Another aspect of this account of multiple identities that I felt was left implicit in your text is a different view of the pathologies that are associated with multiple identities. Bert and Sean seem to believe that all bad comes from the ego. This assumption vitiates, in my opinion, some of their analyses of the ODYSSEY and also of MOBY-DICK, in particular their account of Ahab.
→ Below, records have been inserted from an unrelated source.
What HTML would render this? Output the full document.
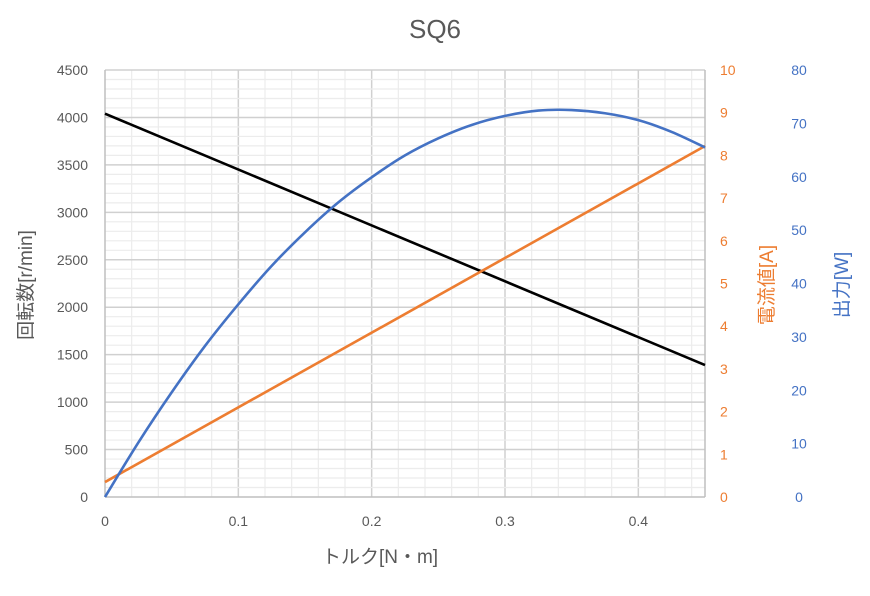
<!DOCTYPE html>
<html><head><meta charset="utf-8"><style>
body{margin:0;background:#fff;font-family:"Liberation Sans","Noto Sans CJK JP",sans-serif}
</style></head><body>
<svg id="c" width="870" height="591" xmlns="http://www.w3.org/2000/svg">
<text x="435" y="38" font-size="26" fill="#595959" text-anchor="middle">SQ6</text>
<g id="grid"></g><g id="axes"></g><g id="series"></g>
<text x="380" y="563" font-size="19" fill="#595959" text-anchor="middle">トルク[N・m]</text>
<text transform="translate(32,285) rotate(-90)" font-size="19" fill="#595959" text-anchor="middle">回転数[r/min]</text>
<text transform="translate(773,285) rotate(-90)" font-size="19" fill="#ED7D31" text-anchor="middle">電流値[A]</text>
<text transform="translate(848,285) rotate(-90)" font-size="19" fill="#4472C4" text-anchor="middle">出力[W]</text>
</svg>
<script>
const torque=[0,0.025,0.05,0.075,0.1,0.125,0.15,0.175,0.2,0.225,0.25,0.275,0.3,0.325,0.35,0.375,0.4,0.425,0.45];
const speedT=[0,0.45];
const speedV=[4040,1390];
const currentT=[0,0.45];
const currentV=[0.35,8.22];
const powerV=[0,10.2,19.6,28.3,36.1,43.3,49.6,55.2,59.9,64.0,67.2,69.7,71.4,72.4,72.5,71.9,70.6,68.4,65.5];
const xTicks=["0","0.1","0.2","0.3","0.4"];
const ySpeedTicks=[0,500,1000,1500,2000,2500,3000,3500,4000,4500];
const yCurTicks=[0,1,2,3,4,5,6,7,8,9,10];
const yPowTicks=[0,10,20,30,40,50,60,70,80];
const L=105,R=705,T=70,B=497;
const X=v=>L+v/0.45*(R-L);
const YS=v=>B-v/4500*(B-T);
const YC=v=>B-v/10*(B-T);
const YP=v=>B-v/80*(B-T);
const NS="http://www.w3.org/2000/svg";
function mk(p,tag,a){const e=document.createElementNS(NS,tag);for(const k in a)e.setAttribute(k,a[k]);p.appendChild(e);return e;}
const g=document.getElementById('grid'),ax=document.getElementById('axes'),s=document.getElementById('series');
for(let i=1;i<=22;i++){const x=X(i*0.02);if(x>R+0.5)break;
const l=mk(g,'line',{x1:x,x2:x,y1:T,y2:B,stroke:i%5==0?'#d0d0d0':'#ececec','stroke-width':i%5==0?1.5:1.2});

}
for(let i=1;i<=45;i++){const y=YS(i*100);
const l=mk(g,'line',{x1:L,x2:R,y1:y,y2:y,stroke:i%5==0?'#d0d0d0':'#ececec','stroke-width':i%5==0?1.5:1.2});

}
const xa=mk(ax,'line',{x1:L,x2:R,y1:B,y2:B,stroke:'#bfbfbf','stroke-width':1.5});

const ya=mk(ax,'line',{x1:L,x2:L,y1:T,y2:B,stroke:'#bfbfbf','stroke-width':1.5});

const ra=mk(ax,'line',{x1:R,x2:R,y1:T,y2:B,stroke:'#bfbfbf','stroke-width':1.5});

xTicks.forEach(t=>{const e=mk(ax,'text',{x:X(+t),y:B+29,'font-size':14,fill:'#595959','text-anchor':'middle'});e.textContent=t;
});
ySpeedTicks.forEach(t=>{const e=mk(ax,'text',{x:L-17,y:YS(t)+5,'font-size':14,fill:'#595959','text-anchor':'end'});e.textContent=t;
});
yCurTicks.forEach(t=>{const e=mk(ax,'text',{x:720,y:YC(t)+5,'font-size':14,fill:'#ED7D31','text-anchor':'start'});e.textContent=t;
});
yPowTicks.forEach(t=>{const e=mk(ax,'text',{x:799,y:YP(t)+5,'font-size':14,fill:'#4472C4','text-anchor':'middle'});e.textContent=t;
});
function line(xs,ys,fx,fy,col,name){const p=mk(s,'polyline',{points:xs.map((v,i)=>fx(v)+','+fy(ys[i])).join(' '),fill:'none',stroke:col,'stroke-width':2.6,'stroke-linejoin':'round'});
}
line(speedT,speedV,X,YS,'#000','speed-line');
line(currentT,currentV,X,YC,'#ED7D31','current-line');
// smooth power curve via Catmull-Rom
(function(){const pts=torque.map((t,i)=>[X(t),YP(powerV[i])]);let d='M'+pts[0];
for(let i=0;i<pts.length-1;i++){const p0=pts[Math.max(0,i-1)],p1=pts[i],p2=pts[i+1],p3=pts[Math.min(pts.length-1,i+2)];
d+=' C'+(p1[0]+(p2[0]-p0[0])/6)+','+(p1[1]+(p2[1]-p0[1])/6)+' '+(p2[0]-(p3[0]-p1[0])/6)+','+(p2[1]-(p3[1]-p1[1])/6)+' '+p2;}
const p=mk(s,'path',{d:d,fill:'none',stroke:'#4472C4','stroke-width':2.6});
})();
</script>
</body></html>
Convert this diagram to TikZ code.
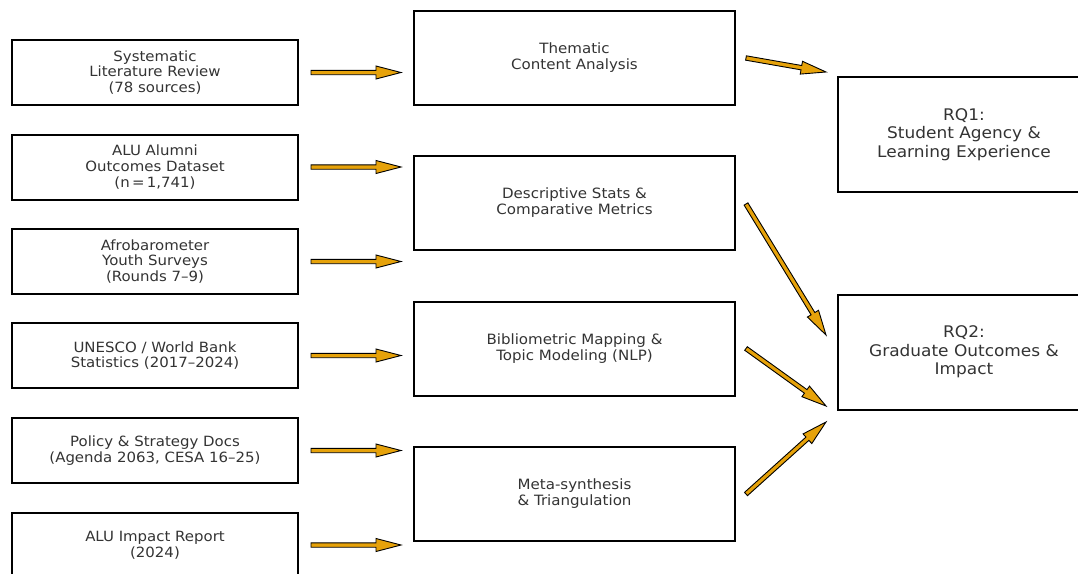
\documentclass[tikz,border=0pt]{standalone}
\usepackage{fontspec}
\setmainfont[FakeStretch=1.06]{DejaVu Sans}
\usetikzlibrary{calc}
\definecolor{txt}{HTML}{333333}
\definecolor{arrfill}{RGB}{230,162,10}
\newcommand\fatarrow[2]{%
  \path ($(#2)!25pt!(#1)$) coordinate (fap);
  \draw[fatarr] ($(#1)!2.2pt!90:(#2)$) -- ($(fap)!2.2pt!-90:(#1)$) -- ($(fap)!6.5pt!-90:(#1)$) -- (#2) -- ($(fap)!6.5pt!90:(#1)$) -- ($(fap)!2.2pt!90:(#1)$) -- ($(#1)!2.2pt!-90:(#2)$) -- cycle;}
\tikzset{
  box/.style={draw=black, line width=2pt, rectangle, align=center, text=txt, inner sep=0pt},
  srcbox/.style={box, minimum width=286pt, minimum height=65pt, font=\fontsize{14.1}{15.8}\selectfont},
  midbox/.style={box, minimum width=321pt, minimum height=94pt, font=\fontsize{14.2}{16}\selectfont},
  rqbox/.style={box, minimum width=252pt, minimum height=115pt, font=\fontsize{16}{18.5}\selectfont},
  fatarr/.style={draw=black, line width=0.9pt, fill=arrfill, line join=miter},
}
\begin{document}
\begin{tikzpicture}[x=1pt,y=-1pt]
\useasboundingbox (0,0) rectangle (1078,573);
\clip (0,0) rectangle (1078,573);
% left column
\node[srcbox] (l1) at (155,72.5) {Systematic\\Literature Review\\(78 sources)};
\node[srcbox] (l2) at (155,167) {ALU Alumni\\Outcomes Dataset\\(n\,=\,1,741)};
\node[srcbox] (l3) at (155,261.5) {Afrobarometer\\Youth Surveys\\(Rounds 7–9)};
\node[srcbox] (l4) at (155,355.5) {UNESCO / World Bank\\Statistics (2017–2024)};
\node[srcbox] (l5) at (155,450.5) {Policy \& Strategy Docs\\(Agenda 2063, CESA 16–25)};
\node[srcbox] (l6) at (155,545) {ALU Impact Report\\(2024)};
% middle column
\node[midbox] (m1) at (574.5,58) {Thematic\\Content Analysis};
\node[midbox] (m2) at (574.5,203) {Descriptive Stats \&\\Comparative Metrics};
\node[midbox] (m3) at (574.5,348.5) {Bibliometric Mapping \&\\Topic Modeling (NLP)};
\node[midbox] (m4) at (574.5,494) {Meta-synthesis\\\& Triangulation};
% right column
\node[rqbox] (rq1) at (964,134.5) {RQ1:\\Student Agency \&\\Learning Experience};
\node[rqbox] (rq2) at (964,352) {RQ2:\\Graduate Outcomes \&\\Impact};
% arrow end points
\coordinate (a1s) at ($(l1.east)+(12,0)$); \coordinate (a1e) at ($(l1.east -| m1.west)+(-12,0)$);
\coordinate (a2s) at ($(l2.east)+(12,0)$); \coordinate (a2e) at ($(l2.east -| m2.west)+(-12,0)$);
\coordinate (a3s) at ($(l3.east)+(12,0)$); \coordinate (a3e) at ($(l3.east -| m2.west)+(-12,0)$);
\coordinate (a4s) at ($(l4.east)+(12,0)$); \coordinate (a4e) at ($(l4.east -| m3.west)+(-12,0)$);
\coordinate (a5s) at ($(l5.east)+(12,0)$); \coordinate (a5e) at ($(l5.east -| m4.west)+(-12,0)$);
\coordinate (a6s) at ($(l6.east)+(12,0)$); \coordinate (a6e) at ($(l6.east -| m4.west)+(-12,0)$);
\coordinate (b1s) at ($(m1.east)+(10,0)$); \coordinate (b1e) at ($(rq1.west)+(-11,-62.5)$);
\coordinate (b2s) at ($(m2.east)+(10,1)$); \coordinate (b2e) at ($(rq2.west)+(-11,-17)$);
\coordinate (b3s) at ($(m3.east)+(10,0)$); \coordinate (b3e) at ($(rq2.west)+(-11,54)$);
\coordinate (b4s) at ($(m4.east)+(10,0)$); \coordinate (b4e) at ($(rq2.west)+(-11,70)$);
\fatarrow{a1s}{a1e}
\fatarrow{a2s}{a2e}
\fatarrow{a3s}{a3e}
\fatarrow{a4s}{a4e}
\fatarrow{a5s}{a5e}
\fatarrow{a6s}{a6e}
\fatarrow{b1s}{b1e}
\fatarrow{b2s}{b2e}
\fatarrow{b3s}{b3e}
\fatarrow{b4s}{b4e}
\end{tikzpicture}
\end{document}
However I was impressed from the beginning by your keeping clearly in view this « pathological » or shadow aspect of the gods:
« Homer’s gods were … attuners who would bring Homeric Greeks into exactly the right mood to cope so brilliantly with a situation that their actions seemed to reach beyond human capacity. (The gods can do just the opposite, as Athena, for instance, guides Hector to make a mistake beyond his capacity.) »
This is a recognition that I find lacking in ATS. So I felt I should highlight the implication that the pathological aspect of life need not come always and only from the ego (a unifying fiction), but from the upsurge of worlds where, for example, the person who is our friend is also a predator or a traitor. This in turn led me to talk about the need for « wariness », not just as a defensive strategy (to avoid getting hurt), but as a (pluralist) virtue. This seemed to be necessary as well because I have accused Bert and Sean (and maybe even you a little) of practicing « normative phenomenology ». So I find that some of the moods that they describe, such as wonder and gratitude, are also treated as virtues. I merely wished to add wariness to that list. (This too is banal, as Lyotard for example talks about prudence, phronesis, as containing an aspect of wariness, as you never know if the person you encounter is, or can serve as, the epiphany of a god, that can punish you if you indulge in the hubris of imposing your will on the situation). You do take into account this shadow side in the description of your experience but foregrounding it helps me get at what I feel to be a one-sided emphasis on the luminous in ATS, as if all shadow came from the ego.